Throughout, Perry uses two differing voices – the first person perspective of John, who is writing an account of his time in his house, and an omniscient third person narrative. John’s voice drawns one in from the outset: ‘I’m writing this in a stranger’s room on a broken chair at an old school desk. The chair creaks if I move, and so I must keep very still’. He goes on to say, ‘I wish I could use some other voice to write this story down. I wish I could take all the books that I’ve loved best and borrow better words than these, but I’ve got to make do with an empty notebook and a man who never had a tale to tell and doesn’t know how to begin except for the beginning’.

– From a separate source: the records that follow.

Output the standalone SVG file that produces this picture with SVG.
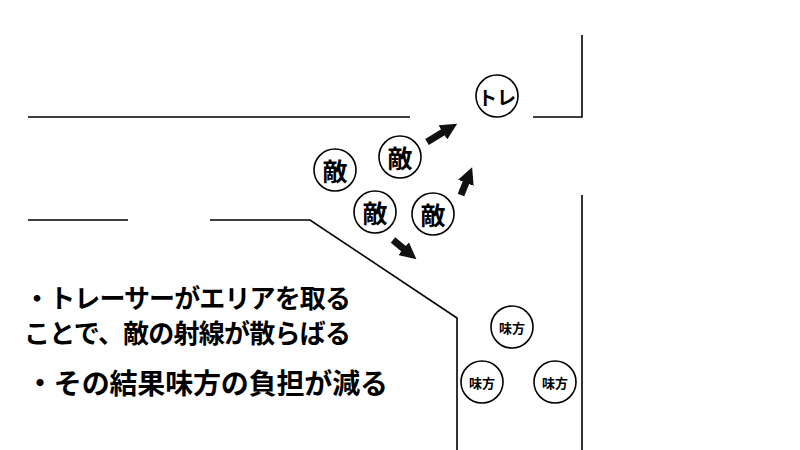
<svg xmlns="http://www.w3.org/2000/svg" width="800" height="450" viewBox="0 0 800 450">
<style>
.w{fill:none;stroke:#000;stroke-width:1.6}
.c{fill:#fff;stroke:#000;stroke-width:1.6}
.t{font-family:"Noto Sans CJK JP",sans-serif;font-weight:bold;text-anchor:middle;dominant-baseline:central}
.a{stroke:#111;stroke-width:7;fill:none}
.m{font-family:"Noto Sans CJK JP",sans-serif;font-weight:bold;fill:#000}
</style>
<defs><marker id="h" viewBox="0 0 10 10" refX="5" refY="5" markerWidth="2.4" markerHeight="2.4" orient="auto" markerUnits="strokeWidth"><path d="M0,0L10,5L0,10z" fill="#111"/></marker></defs>
<rect width="800" height="450" fill="#fff"/>
<g id="walls">
<path class="w" d="M28,117H410M533,117H582V35M28,220H128M210,220H310L457,318V450M582,195V450"/>
</g>
<g id="connectors">
<path class="a" d="M427,142L450,128" marker-end="url(#h)"/>
<path class="a" d="M461,195L469,175" marker-end="url(#h)"/>
<path class="a" d="M393,240L410,254" marker-end="url(#h)"/>
</g>
<g id="toilet"><circle class="c" cx="497" cy="96" r="21"/><text class="t" x="497" y="96" font-size="19">トレ</text></g>
<g id="enemy1"><circle class="c" cx="335" cy="170" r="21"/><text class="t" x="335" y="170" font-size="25">敵</text></g>
<g id="enemy2"><circle class="c" cx="400" cy="157" r="21"/><text class="t" x="400" y="157" font-size="25">敵</text></g>
<g id="enemy3"><circle class="c" cx="375" cy="212" r="21"/><text class="t" x="375" y="212" font-size="25">敵</text></g>
<g id="enemy4"><circle class="c" cx="433" cy="214" r="21"/><text class="t" x="433" y="214" font-size="25">敵</text></g>
<g id="ally1"><circle class="c" cx="512" cy="327" r="21"/><text class="t" x="512" y="327" font-size="13">味方</text></g>
<g id="ally2"><circle class="c" cx="482" cy="382" r="21"/><text class="t" x="482" y="382" font-size="13">味方</text></g>
<g id="ally3"><circle class="c" cx="555" cy="382" r="21"/><text class="t" x="555" y="382" font-size="13">味方</text></g>
<text class="m" x="24" y="308" font-size="26" textLength="327">・トレーサーがエリアを取る</text>
<text class="m" x="24" y="343" font-size="26" textLength="327">ことで、敵の射線が散らばる</text>
<text class="m" x="26" y="394" font-size="28" textLength="362">・その結果味方の負担が減る</text>
</svg>
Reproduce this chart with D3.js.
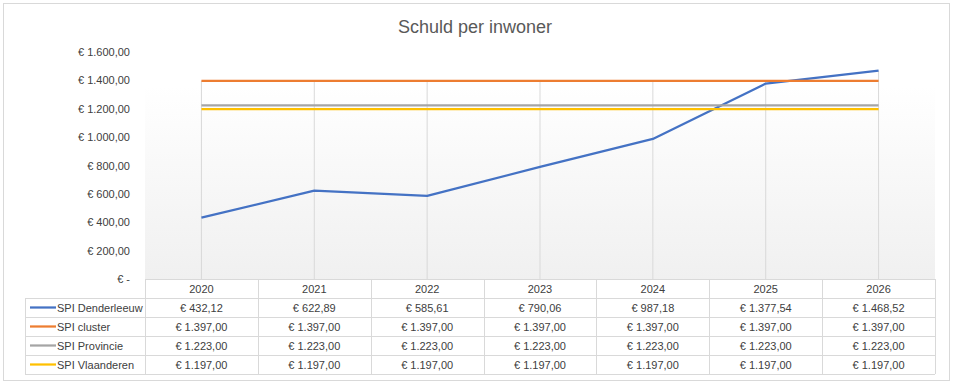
<!DOCTYPE html>
<meta charset="utf-8">
<script src="https://d3js.org/d3.v7.min.js"></script>
<style>
    body { margin: 0; background: #fff; }
    text { font-family: "Liberation Sans", Arial, sans-serif; fill: #404040; }
</style>
<div id="base"></div>
<script>
    // chart data
    var years = ["2020", "2021", "2022", "2023", "2024", "2025", "2026"];
    var denderleeuw = [432.12, 622.89, 585.61, 790.06, 987.18, 1377.54, 1468.52];
    var cluster = [1397, 1397, 1397, 1397, 1397, 1397, 1397];
    var provincie = [1223, 1223, 1223, 1223, 1223, 1223, 1223];
    var vlaanderen = [1197, 1197, 1197, 1197, 1197, 1197, 1197];
    var seriesNames = ["SPI Denderleeuw", "SPI cluster", "SPI Provincie", "SPI Vlaanderen"];
    var seriesColors = ["#4472c4", "#ed7d31", "#a5a5a5", "#ffc000"];
    var yTicks = [0, 200, 400, 600, 800, 1000, 1200, 1400, 1600];

    var series = [denderleeuw, cluster, provincie, vlaanderen].map(function (vals, i) {
        return { name: seriesNames[i], color: seriesColors[i], values: vals };
    });

    var W = 955, H = 385;
    var plotLeft = 145, plotRight = 935, plotTop = 52, plotBottom = 279;
    var rowH = 19, legendLeft = 25;

    var nl = d3.formatLocale({ decimal: ",", thousands: ".", grouping: [3], currency: ["€ ", ""] });
    var fmt = nl.format(",.2f");
    var euro = function (v) { return v === 0 ? "€ -" : "€ " + fmt(v); };

    var svg = d3.select("#base").append("svg")
        .attr("width", W)
        .attr("height", H);

    // outer chart border
    svg.append("rect")
        .attr("x", 3.5).attr("y", 3.5)
        .attr("width", 946).attr("height", 377)
        .attr("fill", "#fff")
        .attr("stroke", "#d9d9d9");

    // plot background gradient
    var grad = svg.append("defs").append("linearGradient")
        .attr("id", "bg").attr("x1", 0).attr("y1", 0).attr("x2", 0).attr("y2", 1);
    grad.append("stop").attr("offset", "0%").attr("stop-color", "#ffffff");
    grad.append("stop").attr("offset", "15%").attr("stop-color", "#ffffff");
    grad.append("stop").attr("offset", "100%").attr("stop-color", "#f0f0f0");

    svg.append("rect")
        .attr("x", plotLeft).attr("y", plotTop)
        .attr("width", plotRight - plotLeft).attr("height", plotBottom - plotTop)
        .attr("fill", "url(#bg)");

    var x = d3.scaleBand().domain(years).range([plotLeft, plotRight]).padding(0);
    var y = d3.scaleLinear().domain([0, 1600]).range([plotBottom, plotTop]);
    var cx = function (yr) { return x(yr) + x.bandwidth() / 2; };

    // title
    svg.append("text")
        .attr("x", 475).attr("y", 33)
        .attr("text-anchor", "middle")
        .style("font-size", "18px")
        .style("fill", "#595959")
        .text("Schuld per inwoner");

    // y axis labels
    svg.append("g").selectAll("text")
        .data(yTicks).enter().append("text")
        .attr("x", 130)
        .attr("y", function (d) { return y(d) + 4; })
        .attr("text-anchor", "end")
        .style("font-size", "11px")
        .text(euro);

    // drop lines from highest value to axis
    svg.append("g").selectAll("line")
        .data(years).enter().append("line")
        .attr("x1", function (d) { return cx(d); })
        .attr("x2", function (d) { return cx(d); })
        .attr("y1", function (d, i) { return y(d3.max(series, function (s) { return s.values[i]; })); })
        .attr("y2", y(0))
        .attr("stroke", "#d9d9d9")
        .attr("stroke-width", 1);

    // series lines
    var line = d3.line()
        .x(function (d, i) { return cx(years[i]); })
        .y(function (d) { return y(d); });

    svg.append("g").selectAll("path")
        .data(series).enter().append("path")
        .attr("d", function (d) { return line(d.values); })
        .attr("fill", "none")
        .attr("stroke", function (d) { return d.color; })
        .attr("stroke-width", 2.25)
        .attr("stroke-linejoin", "round");

    // data table
    var table = svg.append("g");
    var gridColor = "#d9d9d9";

    // header row (years)
    table.selectAll(".yr")
        .data(years).enter().append("text")
        .attr("x", function (d) { return cx(d); })
        .attr("y", plotBottom + rowH / 2 + 4)
        .attr("text-anchor", "middle")
        .style("font-size", "11px")
        .text(function (d) { return d; });

    // horizontal table lines
    var hLines = [0, 1, 2, 3, 4, 5];
    table.selectAll(".hl")
        .data(hLines).enter().append("line")
        .attr("x1", function (d) { return d === 0 ? plotLeft : legendLeft; })
        .attr("x2", plotRight)
        .attr("y1", function (d) { return plotBottom + d * rowH + 0.5; })
        .attr("y2", function (d) { return plotBottom + d * rowH + 0.5; })
        .attr("stroke", gridColor);

    // vertical table lines
    var vEdges = x.domain().map(function (d) { return x(d); }).concat([plotRight]);
    table.selectAll(".vl")
        .data(vEdges).enter().append("line")
        .attr("x1", function (d) { return Math.round(d) + 0.5; })
        .attr("x2", function (d) { return Math.round(d) + 0.5; })
        .attr("y1", plotBottom)
        .attr("y2", plotBottom + 5 * rowH)
        .attr("stroke", gridColor);
    table.append("line")
        .attr("x1", legendLeft + 0.5).attr("x2", legendLeft + 0.5)
        .attr("y1", plotBottom + rowH).attr("y2", plotBottom + 5 * rowH)
        .attr("stroke", gridColor);

    // rows per series
    var rows = table.selectAll(".row")
        .data(series).enter().append("g")
        .attr("transform", function (d, i) { return "translate(0," + (plotBottom + (i + 1) * rowH) + ")"; });

    rows.append("line")
        .attr("x1", 30).attr("x2", 56)
        .attr("y1", rowH / 2).attr("y2", rowH / 2)
        .attr("stroke", function (d) { return d.color; })
        .attr("stroke-width", 2.25);

    rows.append("text")
        .attr("x", 57)
        .attr("y", rowH / 2 + 4)
        .style("font-size", "11px")
        .text(function (d) { return d.name; });

    rows.selectAll(".val")
        .data(function (d) { return d.values; }).enter().append("text")
        .attr("x", function (d, i) { return cx(years[i]); })
        .attr("y", rowH / 2 + 4)
        .attr("text-anchor", "middle")
        .style("font-size", "11px")
        .text(euro);
</script>
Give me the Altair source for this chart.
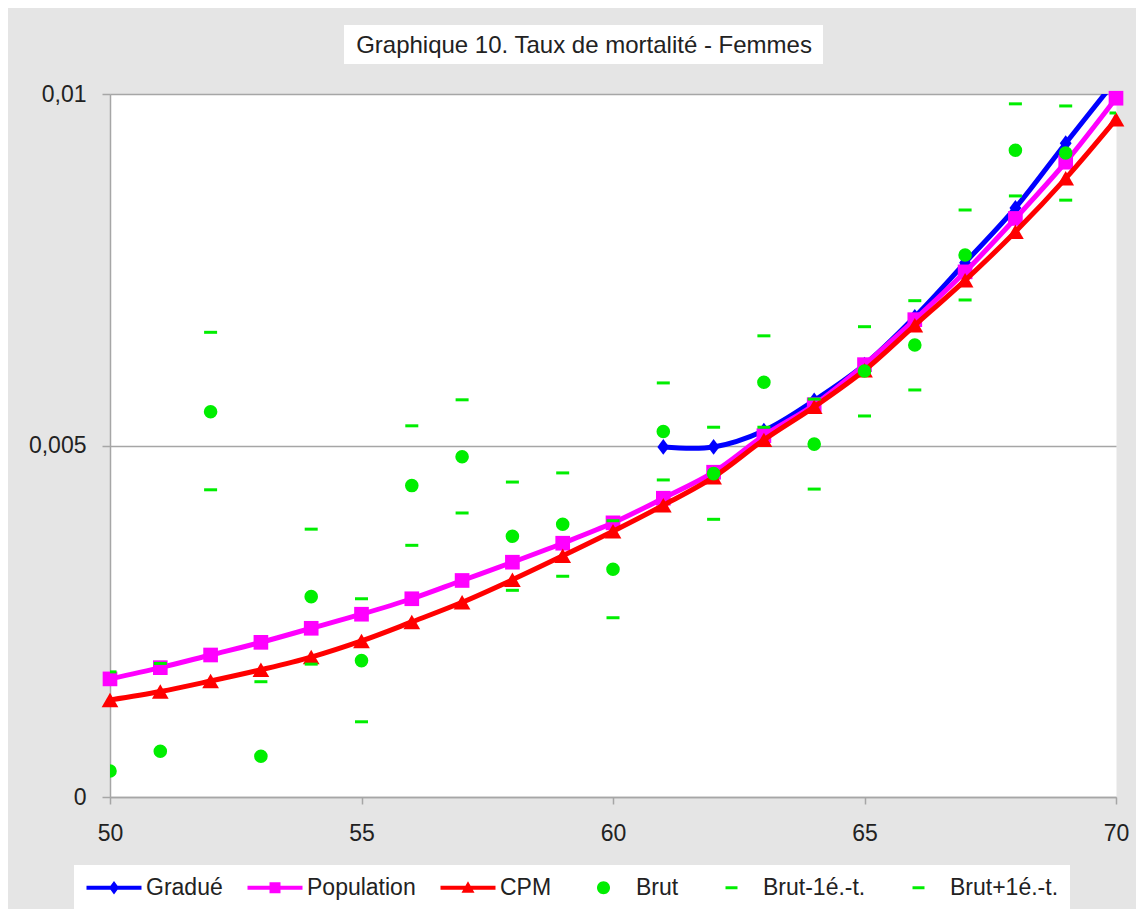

Perry manages to set the oppressive tone of the book almost as soon as it begins: ‘I’ve been listening for footsteps on the stairs or voices in the garden, but there’s only the sound of a household keeping quiet. They gave me too much drink – there’s a kind of buzzing in my ears and if I close my eyes they sting’. On the whole, After Me Came the Flood is very well written, and the descriptions which Perry gives of her characters are particularly striking. Hester, for example, the woman who appears to be in charge of the house, ‘seemed poorly assembled, as though she’d been put together from leftover pieces – her eyes set under a deeply lined forehead, her nose crooked like a child’s drawing of a witch, her skin thick and coarse’.
After Me Came the Flood becomes unsettling rather quickly, and at times it takes quite unexpected turns. A real sense of place is built, and the first half of the multi-layered novel is very engrossing indeed. At around this point, however, the religious elements which have previously been touched upon serve only to saturate the entire plot, and cause the whole to become rather plodding in its pace. The suspense is lost altogether, and it never really picks up again. The denouement is also rather predictable. All of these elements sadly add an unfortunate stain to what would otherwise be an intriguing and well driven novel.